Pull your current policy declarations page this week and check your flood coverage status. If you rent or own and have no flood policy in place, you need to know that clearly stated before you do anything else. Don't guess. The declarations page will show you. If you can't find it, call your agent today — not after the first tropical system organizes in the Gulf.

The 30-day waiting period means a policy you buy after a storm is named and tracking toward Florida cannot protect you from that storm. Buy before the threat materializes, not during. Florida's peak activity historically runs August through October, which means June purchases give you buffer, but that buffer burns off fast. Procrastination past late June or July starts to narrow your options meaningfully.

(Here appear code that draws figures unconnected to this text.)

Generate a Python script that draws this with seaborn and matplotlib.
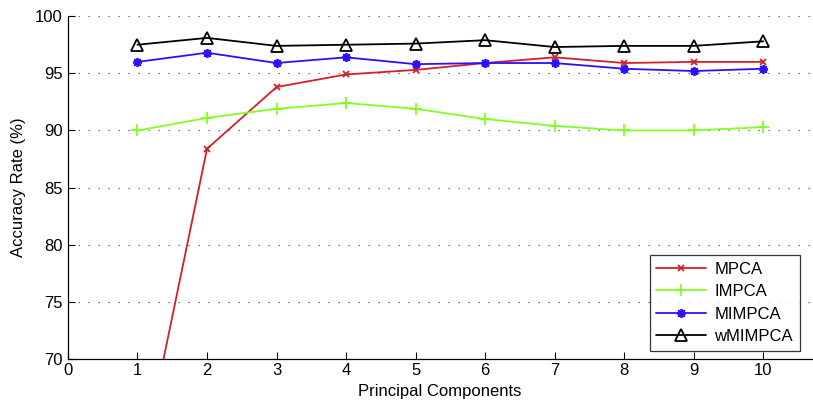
import seaborn as sns
import numpy as np
import pandas as pd
import matplotlib
matplotlib.use('Agg')
import matplotlib.pyplot as plt

components = [1, 2, 3, 4, 5, 6, 7, 8, 9, 10]
mpca = [59.0, 88.4, 93.8, 94.9, 95.3, 95.9, 96.4, 95.9, 96.0, 96.0]
impca = [90.0, 91.1, 91.9, 92.4, 91.9, 91.0, 90.4, 90.0, 90.0, 90.3]
mimpca = [96.0, 96.8, 95.9, 96.4, 95.8, 95.9, 95.9, 95.4, 95.2, 95.4]
wmimpca = [97.5, 98.1, 97.4, 97.5, 97.6, 97.9, 97.3, 97.4, 97.4, 97.8]

sns.set_style('white')
plt.rcParams['font.family'] = ['Liberation Sans', 'DejaVu Sans']
plt.rcParams['text.color'] = 'black'
plt.rcParams['axes.labelcolor'] = 'black'
plt.rcParams['xtick.color'] = 'black'
plt.rcParams['ytick.color'] = 'black'

fig = plt.figure(figsize=(8.13, 4.04), dpi=100)
ax = fig.add_axes([0.0836, 0.111, 0.915, 0.849])

series = [
    ('MPCA', mpca, '#d0202a', 'x', 4, 'full'),
    ('IMPCA', impca, '#80ff20', '+', 8, 'full'),
    ('MIMPCA', mimpca, '#2a10ff', (8, 2, 0), 6.5, 'full'),
    ('wMIMPCA', wmimpca, 'black', '^', 9, 'none'),
]
for name, vals, col, mk, ms, fill in series:
    df = pd.DataFrame({'pc': components, 'acc': vals})
    sns.lineplot(data=df, x='pc', y='acc', ax=ax, color=col, marker=mk,
                 markersize=ms, fillstyle=fill, markeredgecolor=col,
                 markeredgewidth=1.3, linewidth=1.3, label=name)

ax.set_xlim(0, 10.7)
ax.set_ylim(70, 100)
ax.set_xticks(range(0, 11))
ax.set_yticks(range(70, 101, 5))
ax.set_xlabel('Principal Components', fontsize=12, labelpad=4)
ax.set_ylabel('Accuracy Rate (%)', fontsize=12, labelpad=6)
ax.tick_params(bottom=True, left=True, direction='in', length=5,
               labelsize=12, width=0.8, pad=4)
ax.tick_params(axis='x', pad=3)
for s in ['top', 'right']:
    ax.spines[s].set_visible(False)
for s in ['left', 'bottom']:
    ax.spines[s].set_color('black')
    ax.spines[s].set_linewidth(0.9)
for yv in range(75, 101, 5):
    ax.axhline(yv, color='#555555', linestyle=(0, (1, 7)), linewidth=0.9, zorder=0)

leg = ax.legend(loc='lower right', fontsize=12, frameon=True, fancybox=False,
                edgecolor='black', borderpad=0.4, handlelength=3.0,
                labelspacing=0.45, borderaxespad=0.5, handletextpad=0.5,
                bbox_to_anchor=(0.995, 0.0))
leg.get_frame().set_linewidth(0.9)

fig.savefig('out.png', dpi=100)
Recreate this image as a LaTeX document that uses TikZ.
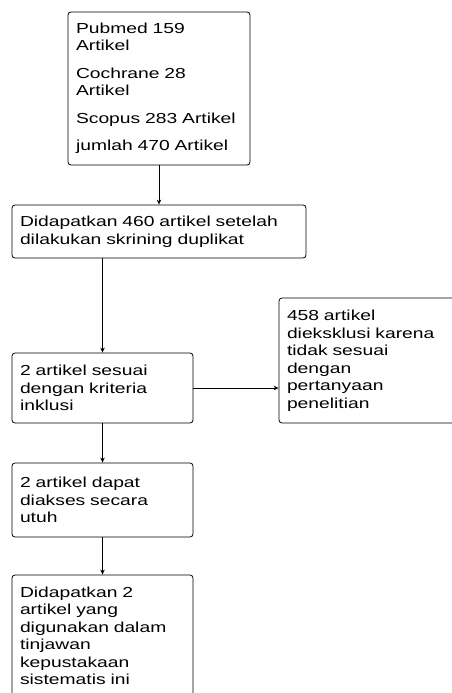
\documentclass[tikz,border=0pt]{standalone}
\usepackage{fontspec}
\setmainfont[FakeStretch=1.33]{Liberation Sans}
\usetikzlibrary{arrows.meta}

\begin{document}
\begin{tikzpicture}[
    x=1pt, y=-1pt,
    box/.style={rectangle, draw, rounded corners=3pt, line width=0.8pt, inner xsep=8pt, inner ysep=0pt,
                align=left, font=\fontsize{14.5}{17.5}\selectfont},
    arrow/.style={-{Stealth[length=5pt,width=4.5pt]}, line width=0.8pt}
]
    \useasboundingbox (0,0) rectangle (451,693);

    % Pencarian awal
    \node[box, text width=166pt, minimum height=153pt] (sumber) at (159,88.5)
        {Pubmed 159\\Artikel\\[10pt]Cochrane 28\\Artikel\\[10pt]Scopus 283 Artikel\\[10pt]jumlah 470 Artikel};

    % Skrining duplikat
    \node[box, text width=278pt, minimum height=53pt] (skrining) at (159,231.5)
        {Didapatkan 460 artikel setelah\\dilakukan skrining duplikat};

    \draw[arrow] (sumber) -- (skrining);

    % Kriteria inklusi
    \node[box, text width=165pt, minimum height=70pt] (inklusi) at (102.5,388)
        {2 artikel sesuai\\dengan kriteria\\inklusi};
    \node[box, text width=164pt, minimum height=125pt] (eksklusi) at (369,360.5)
        {458 artikel\\dieksklusi karena\\tidak sesuai\\dengan\\pertanyaan\\penelitian};

    \draw[arrow] (skrining.south -| inklusi.north) -- (inklusi.north);
    \draw[arrow] (inklusi.east) -- (inklusi.east -| eksklusi.west);

    % Akses teks lengkap
    \node[box, text width=165pt, minimum height=74pt] (akses) at (102.5,500)
        {2 artikel dapat\\diakses secara\\utuh};
    \node[box, text width=165pt, minimum height=122pt] (hasil) at (102.5,636)
        {Didapatkan 2\\artikel yang\\digunakan dalam\\tinjawan\\kepustakaan\\sistematis ini};

    \draw[arrow] (inklusi) -- (akses);
    \draw[arrow] (akses) -- (hasil);
\end{tikzpicture}
\end{document}
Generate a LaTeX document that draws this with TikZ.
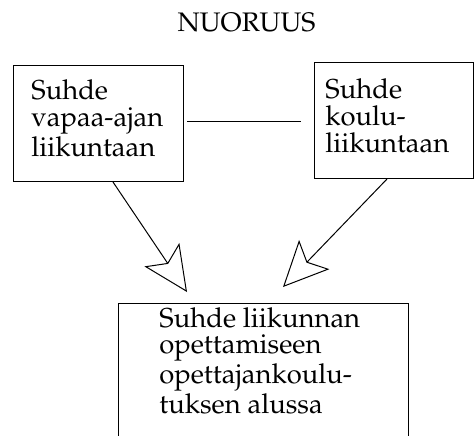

Get a quote from at least one private flood insurer alongside your NFIP quote. The Florida Office of Insurance Regulation maintains a list of admitted carriers. Private market rates vary widely, and for homes in moderate-risk zones, premiums are sometimes lower than NFIP with better terms. The comparison takes about 30 minutes. Do it.

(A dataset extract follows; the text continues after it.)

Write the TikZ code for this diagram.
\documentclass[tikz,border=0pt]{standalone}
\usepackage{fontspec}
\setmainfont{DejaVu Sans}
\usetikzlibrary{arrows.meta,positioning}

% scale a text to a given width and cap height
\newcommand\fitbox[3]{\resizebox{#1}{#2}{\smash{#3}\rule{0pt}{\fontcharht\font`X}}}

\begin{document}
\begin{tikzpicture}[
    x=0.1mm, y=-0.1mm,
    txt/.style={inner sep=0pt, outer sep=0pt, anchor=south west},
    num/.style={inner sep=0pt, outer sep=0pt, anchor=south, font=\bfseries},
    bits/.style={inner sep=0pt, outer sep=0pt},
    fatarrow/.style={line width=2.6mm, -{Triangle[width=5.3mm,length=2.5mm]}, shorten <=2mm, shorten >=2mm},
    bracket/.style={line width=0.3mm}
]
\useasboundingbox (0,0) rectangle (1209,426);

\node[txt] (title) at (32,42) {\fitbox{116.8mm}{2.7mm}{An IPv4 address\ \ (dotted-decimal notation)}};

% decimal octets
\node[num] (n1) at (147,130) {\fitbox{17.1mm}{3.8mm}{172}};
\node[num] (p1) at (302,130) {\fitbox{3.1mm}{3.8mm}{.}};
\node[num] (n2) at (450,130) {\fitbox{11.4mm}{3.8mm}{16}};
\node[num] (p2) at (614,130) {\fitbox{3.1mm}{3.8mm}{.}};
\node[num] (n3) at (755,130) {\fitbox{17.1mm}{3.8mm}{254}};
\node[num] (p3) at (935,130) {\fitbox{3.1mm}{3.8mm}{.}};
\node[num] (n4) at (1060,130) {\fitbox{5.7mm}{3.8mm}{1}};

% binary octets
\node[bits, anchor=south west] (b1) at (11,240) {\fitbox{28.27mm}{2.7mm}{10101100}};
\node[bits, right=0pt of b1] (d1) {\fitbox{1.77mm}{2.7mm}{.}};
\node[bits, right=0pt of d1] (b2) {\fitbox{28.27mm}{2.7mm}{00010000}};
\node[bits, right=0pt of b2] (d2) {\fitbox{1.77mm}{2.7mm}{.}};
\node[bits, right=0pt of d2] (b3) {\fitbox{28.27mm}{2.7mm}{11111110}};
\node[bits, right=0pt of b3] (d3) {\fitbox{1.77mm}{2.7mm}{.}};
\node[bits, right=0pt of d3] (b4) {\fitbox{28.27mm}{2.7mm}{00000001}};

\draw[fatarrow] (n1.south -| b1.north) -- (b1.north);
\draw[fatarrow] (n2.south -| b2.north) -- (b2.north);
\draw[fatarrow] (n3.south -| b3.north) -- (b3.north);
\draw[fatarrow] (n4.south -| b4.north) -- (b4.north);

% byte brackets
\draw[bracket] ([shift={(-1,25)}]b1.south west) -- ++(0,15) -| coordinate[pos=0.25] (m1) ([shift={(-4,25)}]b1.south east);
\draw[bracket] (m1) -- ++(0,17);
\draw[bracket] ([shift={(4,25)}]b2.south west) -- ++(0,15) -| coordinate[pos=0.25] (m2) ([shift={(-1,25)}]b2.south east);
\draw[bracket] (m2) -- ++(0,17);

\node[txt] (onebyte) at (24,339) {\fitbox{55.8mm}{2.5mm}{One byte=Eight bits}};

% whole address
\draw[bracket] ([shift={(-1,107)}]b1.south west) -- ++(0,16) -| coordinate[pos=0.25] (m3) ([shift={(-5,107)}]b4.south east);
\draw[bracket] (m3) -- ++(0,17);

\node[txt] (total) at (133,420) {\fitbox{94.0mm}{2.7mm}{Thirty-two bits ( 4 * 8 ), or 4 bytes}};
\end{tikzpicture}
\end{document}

Audit your contents coverage separately. NFIP contents coverage is a separate, optional add-on with its own $100,000 cap, and it pays actual cash value — not replacement cost — for most items. Walk through your home and photograph or video every room and major appliance. Store that documentation in cloud backup, not on a device that will be sitting in floodwater.

If you rent, flood insurance for renters exists and is cheap. NFIP renters policies covering contents can run under $100 per year in many low-to-moderate risk Florida zip codes. Most renters in Florida do not have it. A single flooded apartment without it means you are replacing furniture, electronics, and clothing entirely out of pocket.

The bigger picture

Flood insurance feels abstract until the water is in your living room. Florida's geography — flat, low, limestone-underlain, surrounded on three sides by warm water — means flood risk is a baseline condition of living here, not a rare event. The question isn't whether a flood policy is worth having. It's whether you want to have this conversation before or after the storm.

The goal is not to be the most prepared household in your zip code. The goal is to not be financially destroyed by something you had a clear, affordable path to cover. A flood policy bought in June is one of the most rational financial decisions a Florida household can make. The paperwork takes less time than the average cable installation appointment.